The work of Owens and her then-husband being related to Joseph Conrad echoes the white saviour complex that many believe Owens has demonstrated not only in her novels but also in her early life. Before Where The Crawdads Sing, Owens found fame in her previous memoirs. Mark and Delia Owens’ co-written 1984 memoir Cry Of The Kalahari was an international bestseller and chronicled their zoology research and time as lion conservationists in the Kalahari desert, which covers Botswana, Namibia and South Africa. 

Within their books, the Owenses’ use of language demonstrates archaic views around race, Africa and white superiority. As The New Yorker highlights, the website of the Owens Foundation previously referred to Africa as “the Dark Continent” and throughout their second book, The Eye Of The Elephant, the Owenses expressed a desire to live in an “Eden-like” Africa, free of the complications created by the presence of humans. 

In Secrets Of The Savanna, they even issued a strong call for human population control in Africa, claiming that “despite the ravages of Aids and a plethora of other diseases, Africa’s populations continue to outstrip the carry capacity of the continental resource base”. 

Mark and Delia Owens
Mark and Delia Owens in the North Luangwa National Park in Zambia.

Mark Harvey, a former friend and colleague of the Owenses, told The New Yorker that the pair earned a reputation in the valley for their intolerance of local people. He said: “Their whole attitude was ‘Nice continent. Pity about the Africans.’”

Similarly, PJ Fouche, a professional hunter who managed a hunting concession in a game-management area outside the national park where the Owenses worked, said that Mark Owens developed a “proprietary” feeling about the park’s wildlife. “He didn’t want them [the African people] to be anywhere near his animals. That’s how he saw the animals, as his.”

If you’ve read Where The Crawdads Sing – or indeed watch the movie – it’s worth noting that the novel involves majority white characters,  and when Black people are portrayed, it’s done so in a condescending manner. One example of this is reflected by the way the jailhouse cat, Sunday Justice, takes its name from a real-life Zambian man who previously worked in the Owenses’ camp as a cook. 

Where The Crawdads Sing
Where The Crawdads Sing is out in cinemas now.

While for many, separating the art from the artist is an easy enough thing to do, it’s always worth noting just how close real-life controversy can weave its way into the material.

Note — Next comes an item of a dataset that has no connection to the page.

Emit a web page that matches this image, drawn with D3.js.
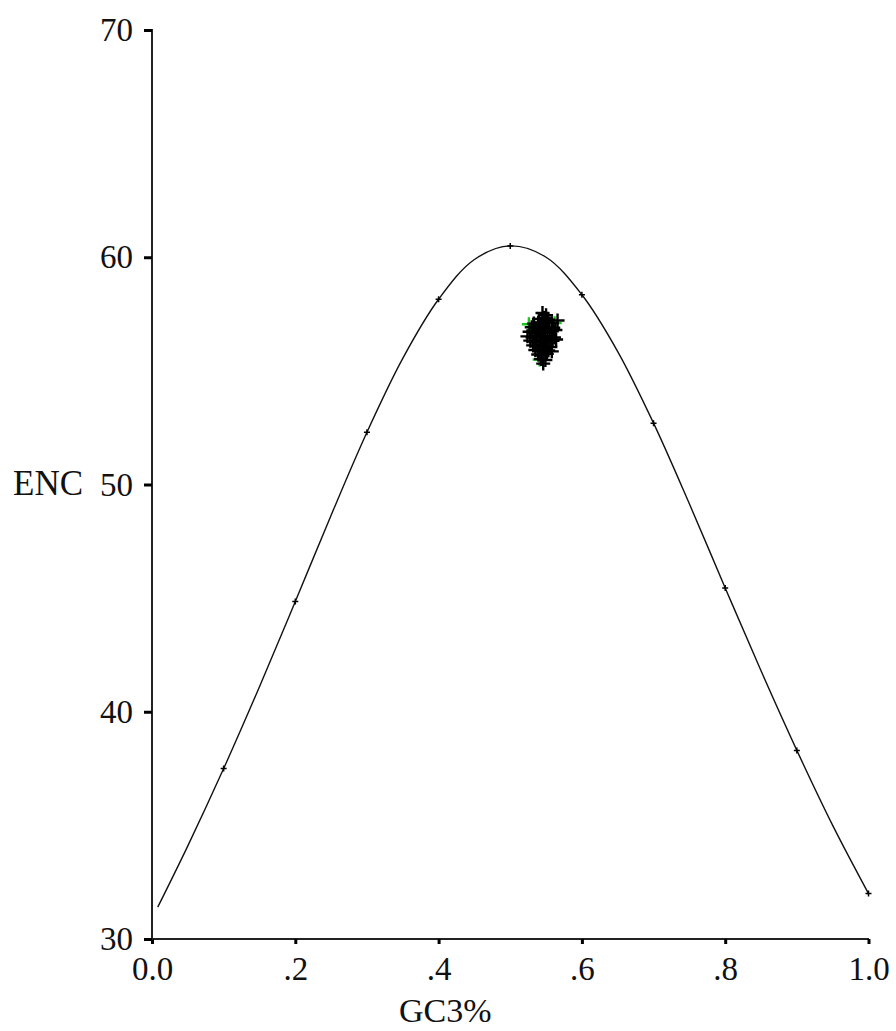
<!DOCTYPE html>
<html><head><meta charset="utf-8">
<script src="https://cdn.jsdelivr.net/npm/d3@7"></script>
<style>body{margin:0;background:#fff}text{font-family:"Liberation Serif","Times New Roman",serif;fill:#111}</style>
</head><body>
<script>
// expected-curve points
const curveGC3 = [0.008,0.05,0.1,0.15,0.2,0.25,0.3,0.35,0.4,0.45,0.5,0.55,0.6,0.65,0.7,0.75,0.8,0.85,0.9,0.95,1.0];
const curveENC = [31.4,34.1,37.5,41.1,44.85,48.65,52.3,55.55,58.15,59.9,60.5,60.0,58.35,55.85,52.7,49.15,45.45,41.8,38.3,35.0,32.0];
// small markers on curve
const markGC3 = [0.1,0.2,0.3,0.4,0.5,0.6,0.7,0.8,0.9,1.0];
const markENC = [37.5,44.85,52.3,58.15,60.5,58.35,52.7,45.45,38.3,32.0];
// gene points (GC3, ENC)
const geneGC3 = [
 0.545,0.550,
 0.540,0.547,0.553,
 0.533,0.539,0.545,0.551,0.558,0.566,
 0.530,0.536,0.542,0.548,0.554,0.560,
 0.527,0.534,0.540,0.546,0.552,0.558,0.563,
 0.524,0.531,0.537,0.543,0.549,0.555,0.561,
 0.528,0.535,0.541,0.547,0.553,0.559,0.564,
 0.532,0.538,0.544,0.550,0.556,
 0.535,0.541,0.547,0.553,0.558,
 0.539,0.545,0.551,
 0.543,0.549,
 0.546];
const geneENC = [
 57.55,57.45,
 57.28,57.33,57.25,
 57.08,57.12,57.05,57.15,57.10,57.22,
 56.92,56.88,56.95,56.85,56.93,56.90,
 56.72,56.68,56.75,56.70,56.66,56.74,56.80,
 56.52,56.48,56.55,56.50,56.45,56.53,56.47,
 56.33,56.28,56.35,56.30,56.25,56.32,56.38,
 56.12,56.08,56.15,56.10,56.05,
 55.92,55.88,55.95,55.90,55.86,
 55.72,55.68,55.75,
 55.52,55.48,
 55.32];
const greenGC3 = [0.526,0.562,0.541];
const greenENC = [57.05,57.1,55.5];
const xTicks = [0,0.2,0.4,0.6,0.8,1.0];
const xTickLabels = ["0.0",".2",".4",".6",".8","1.0"];
const yTicks = [30,40,50,60,70];

const W=896,H=1031;
const svg=d3.select("body").append("svg").attr("width",W).attr("height",H);
const x=d3.scaleLinear().domain([0,1]).range([152,868.5]);
const y=d3.scaleLinear().domain([30,70]).range([939,30]);
const FS=33;

// axes
const xAxis=d3.axisBottom(x).tickValues(xTicks).tickFormat((d,i)=>xTickLabels[i]).tickSize(5).tickPadding(13);
const gx=svg.append("g").attr("transform","translate(0,939)").call(xAxis);
gx.attr("font-size",FS).attr("font-family",null);
gx.select(".domain").attr("stroke","#222").attr("stroke-width",2).attr("d","M151,0H869");
gx.selectAll(".tick line").attr("stroke","#000").attr("stroke-width",3);
gx.selectAll(".tick text").attr("fill","#111");

const yAxis=d3.axisLeft(y).tickValues(yTicks).tickSize(8).tickPadding(11);
const gy=svg.append("g").attr("transform","translate(152,0)").call(yAxis);
gy.attr("font-size",FS).attr("font-family",null);
gy.select(".domain").attr("stroke","#222").attr("stroke-width",2).attr("d","M0,29V940");
gy.selectAll(".tick line").attr("stroke","#000").attr("stroke-width",3);
gy.selectAll(".tick text").attr("fill","#111");

svg.append("text").attr("x",13).attr("y",y(50)+10).attr("font-size",FS+2).text("ENC");
svg.append("text").attr("x",399).attr("y",1022).attr("font-size",FS+1).text("GC3%");

// curve
const pts=curveGC3.map((g,i)=>[g,curveENC[i]]);
svg.append("path").datum(pts).attr("fill","none").attr("stroke","#111").attr("stroke-width",1.4)
  .attr("d",d3.line().x(d=>x(d[0])).y(d=>y(d[1])).curve(d3.curveCatmullRom.alpha(0.5)));
const mk=markGC3.map((g,i)=>[g,markENC[i]]);
svg.selectAll(".mk").data(mk).enter().append("path").attr("stroke","#000").attr("stroke-width",1.5)
  .attr("d",d=>{const cx=x(d[0]),cy=y(d[1]);return `M${cx-3},${cy}H${cx+3}M${cx},${cy-3}V${cy+3}`;});

function plus(sel,col){
  sel.attr("stroke",col).attr("stroke-width",2.4)
   .attr("d",d=>{const cx=x(d[0]),cy=y(d[1]);return `M${cx-7},${cy}H${cx+7}M${cx},${cy-7}V${cy+7}`;});
}
const gr=greenGC3.map((g,i)=>[g,greenENC[i]]);
const gn=geneGC3.map((g,i)=>[g,geneENC[i]]);
svg.selectAll(".gr").data(gr).enter().append("path").call(plus,"#19c619");
svg.selectAll(".gn").data(gn).enter().append("path").call(plus,"#000");
</script>
</body></html>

Speaking about the 1995 murder that Owens is still wanted for questioning in, the former Zambian national police commissioner, Graphael Musamba, said the absence of a body has always hindered the case. He said: “The bush is the perfect place to commit murder… The animals eat the evidence.”

It’s an already eerie sentiment but grows more unsettling when you realise that “the animals eat the evidence” is also a line in the prologue of Where The Crawdads Sing.

With the release of the new film, many have criticised the production as a whole and wondered why so many big names – including Taylor Swift – are attached to it. One Twitter user asked: “Where’s our moral compass?” while another underlines that Where The Crawdads Sing “utilizes racist stereotypes in regards to its characters of color. It never should’ve been published, let alone made into a goddamn movie.” 

While this film may be one of the more talked-about ones of the year, it’s worth looking at why Where The Crawdads Sing has garnered so much attention.

Where The Crawdads Sing is out in UK cinemas now.